2. Duplicate content can make Google think you are a content thief.
If you publish a post that is an exact duplicate of another, it appears to search engines that one of them is stolen (especially if they don’t link to each other). It might be that you are putting a copy of a guest post you wrote on your own blog, but Google doesn’t know that. It could just as easily be that you copied a post you liked from another blog and put it on your own blog. It’s called “content scraping” and it happens all the time. (You can try out a plugin like Plagiarism to automatically search for scraped copies of your blog’s content. If you’ve discovered an instance of your own content being stolen, click here to find out what to do.)
3. Duplicate content confuses search engines about where to send readers.
Search engines are constantly trying to improve their search results to include only the best and most relevant content for your search terms. That means that something has to go—and that will be the duplicate posts, those deemed irrelevant. And if Google looks at your site as a whole and sees a lot of content duplicated on your site and elsewhere? That will affect your site’s rankings.
4. Duplicate content confuses readers.
Even if you’re not worried about your search engine ranking, re-posting an old post is still splitting your blog traffic, likes, and shares between two posts. Not to mention that the related discussion (which is always fabulous–I love reading comments!) is spread out all throughout the archives (which might drive some of us detail people downright crazy). Readers don’t know which post to pin or like–let alone comment on. Duplicate content equals multiplied confusion.
4 Ways Bloggers Can Avoid Duplicate Content Penalties
1. Refresh an old post, don’t re-post from the archives.

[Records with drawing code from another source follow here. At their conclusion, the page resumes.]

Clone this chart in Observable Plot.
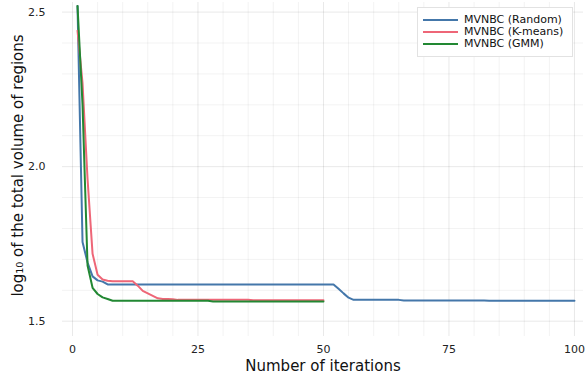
<!DOCTYPE html>
<html>
<head>
<meta charset="utf-8">
<script src="https://cdn.jsdelivr.net/npm/d3@7"></script>
<script src="https://cdn.jsdelivr.net/npm/@observablehq/plot@0.6"></script>
<style>
  body { margin: 0; background: #fff; }
  #wrap { position: relative; width: 587px; height: 379px; font-family: "DejaVu Sans", sans-serif; }
  #legend { position: absolute; left: 417px; top: 7px; width: 154px; padding: 6px 0 6px 0; border: 1px solid #e2e2e2; background: #fff; font-size: 11px; color: #111; }
  .row { height: 12px; line-height: 12px; display: flex; align-items: center; }
  .sw { width: 35px; height: 2px; margin: 0 6px 0 5px; }
</style>
</head>
<body>
<div id="wrap"></div>
<script>
const seriesNames = ["MVNBC (Random)", "MVNBC (K-means)", "MVNBC (GMM)"];
const seriesColors = ["#4477AA", "#EE6677", "#228833"];

const randomValues = [
  2.52, 1.756, 1.69, 1.645, 1.632, 1.628, 1.619, 1.619, 1.619, 1.619,
  1.619, 1.619, 1.619, 1.619, 1.619, 1.619, 1.619, 1.619, 1.619, 1.619,
  1.619, 1.619, 1.619, 1.619, 1.619, 1.619, 1.619, 1.619, 1.619, 1.619,
  1.619, 1.619, 1.619, 1.619, 1.619, 1.619, 1.619, 1.619, 1.619, 1.619,
  1.619, 1.619, 1.619, 1.619, 1.619, 1.619, 1.619, 1.619, 1.619, 1.619,
  1.619, 1.619, 1.605, 1.59, 1.576, 1.569, 1.569, 1.569, 1.569, 1.569,
  1.569, 1.569, 1.569, 1.569, 1.569, 1.567, 1.567, 1.567, 1.567, 1.567,
  1.567, 1.567, 1.567, 1.567, 1.567, 1.567, 1.567, 1.567, 1.567, 1.567,
  1.567, 1.567, 1.566, 1.566, 1.566, 1.566, 1.566, 1.566, 1.566, 1.566,
  1.566, 1.566, 1.566, 1.566, 1.566, 1.566, 1.566, 1.566, 1.566, 1.566
];
const kmeansValues = [
  2.44, 2.27, 1.96, 1.718, 1.65, 1.635, 1.631, 1.629, 1.629, 1.629,
  1.629, 1.629, 1.615, 1.598, 1.59, 1.582, 1.574, 1.572, 1.572, 1.571,
  1.569, 1.569, 1.569, 1.569, 1.569, 1.569, 1.569, 1.569, 1.569, 1.569,
  1.569, 1.569, 1.569, 1.569, 1.569, 1.568, 1.568, 1.568, 1.568, 1.568,
  1.568, 1.568, 1.568, 1.568, 1.568, 1.568, 1.568, 1.568, 1.568, 1.568
];
const gmmValues = [
  2.52, 2.2, 1.68, 1.608, 1.588, 1.577, 1.572, 1.566, 1.566, 1.566,
  1.566, 1.566, 1.566, 1.566, 1.566, 1.566, 1.566, 1.566, 1.566, 1.566,
  1.566, 1.566, 1.566, 1.566, 1.566, 1.566, 1.566, 1.564, 1.564, 1.564,
  1.564, 1.564, 1.564, 1.564, 1.564, 1.564, 1.564, 1.564, 1.564, 1.564,
  1.564, 1.564, 1.564, 1.564, 1.564, 1.564, 1.564, 1.564, 1.564, 1.564
];

const xTicks = [0, 25, 50, 75, 100];
const xMinorTicks = [5, 10, 15, 20, 30, 35, 40, 45, 55, 60, 65, 70, 80, 85, 90, 95];
const yTicks = [1.5, 2.0, 2.5];
const yMinorTicks = [1.6, 1.7, 1.8, 1.9, 2.1, 2.2, 2.3, 2.4];
const xLabel = "Number of iterations";
const yLabel = "log₁₀ of the total volume of regions";

const allValues = [randomValues, kmeansValues, gmmValues];
const data = [];
allValues.forEach((vals, s) => vals.forEach((v, i) => data.push({series: seriesNames[s], iter: i + 1, value: v})));

const chart = Plot.plot({
  width: 587,
  height: 379,
  marginLeft: 62,
  marginRight: 4,
  marginTop: 2,
  marginBottom: 43,
  style: {fontFamily: "DejaVu Sans, sans-serif", background: "#fff"},
  x: {domain: [-1.99, 101.8]},
  y: {domain: [1.4505, 2.531]},
  color: {domain: seriesNames, range: seriesColors},
  marks: [
    Plot.ruleX(xMinorTicks, {stroke: "#000", strokeOpacity: 0.05}),
    Plot.ruleX(xTicks, {stroke: "#000", strokeOpacity: 0.09}),
    Plot.ruleY(yMinorTicks, {stroke: "#000", strokeOpacity: 0.05}),
    Plot.ruleY(yTicks, {stroke: "#000", strokeOpacity: 0.09}),
    Plot.axisX({ticks: xTicks, tickSize: 0, tickPadding: 9, fontSize: 11, label: null, tickFormat: d3.format("d"), color: "#222"}),
    Plot.axisY({ticks: yTicks, tickSize: 0, tickPadding: 17, fontSize: 11, label: null, tickFormat: d3.format(".1f"), color: "#222"}),
    Plot.text([xLabel], {frameAnchor: "bottom", lineAnchor: "middle", textAnchor: "middle", dy: 30, fontSize: 15, fill: "#111"}),
    Plot.text([yLabel], {frameAnchor: "left", textAnchor: "middle", lineAnchor: "middle", rotate: -90, dx: -44, dy: -4, fontSize: 15, fill: "#111"}),
    Plot.line(data, {x: "iter", y: "value", z: "series", stroke: "series", strokeWidth: 2})
  ]
});

const wrap = document.getElementById("wrap");
wrap.appendChild(chart);

const legend = document.createElement("div");
legend.id = "legend";
seriesNames.forEach((name, i) => {
  const row = document.createElement("div");
  row.className = "row";
  const sw = document.createElement("span");
  sw.className = "sw";
  sw.style.background = seriesColors[i];
  const t = document.createElement("span");
  t.textContent = name;
  row.appendChild(sw);
  row.appendChild(t);
  legend.appendChild(row);
});
wrap.appendChild(legend);
</script>
</body>
</html>
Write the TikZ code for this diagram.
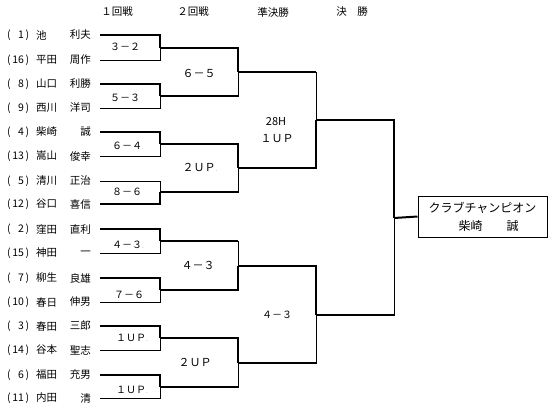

It’s tempting—especially when writer’s block hits—to grab an old post, dress it up with a new picture and better grammar, and hit publish again. But that practice is littering your archives with duplicate posts. And Google is going to spot that. Best practice is to edit the old post, and re-share it again via social media and perhaps even your email newsletter. (Watch for the next post filled with ideas and methods for refreshing your archives.)
2. Guest post, don’t submit a previously published post.
Most guest post guidelines specify that you must submit a new, original post—one that has never been published elsewhere, including your own blog. That’s because a guest post that’s already been posted on your own blog isn’t a guest post: it’s duplicate content. Write a guest post that will give potential readers a taste of what they might find on your blog, without giving them your blog posts themselves.
(Looking for tips on writing a guest post? Rachelle Rea writes about how to write a guest post readers will want to read.)
3. Use a different title and intro when linking to your guest post.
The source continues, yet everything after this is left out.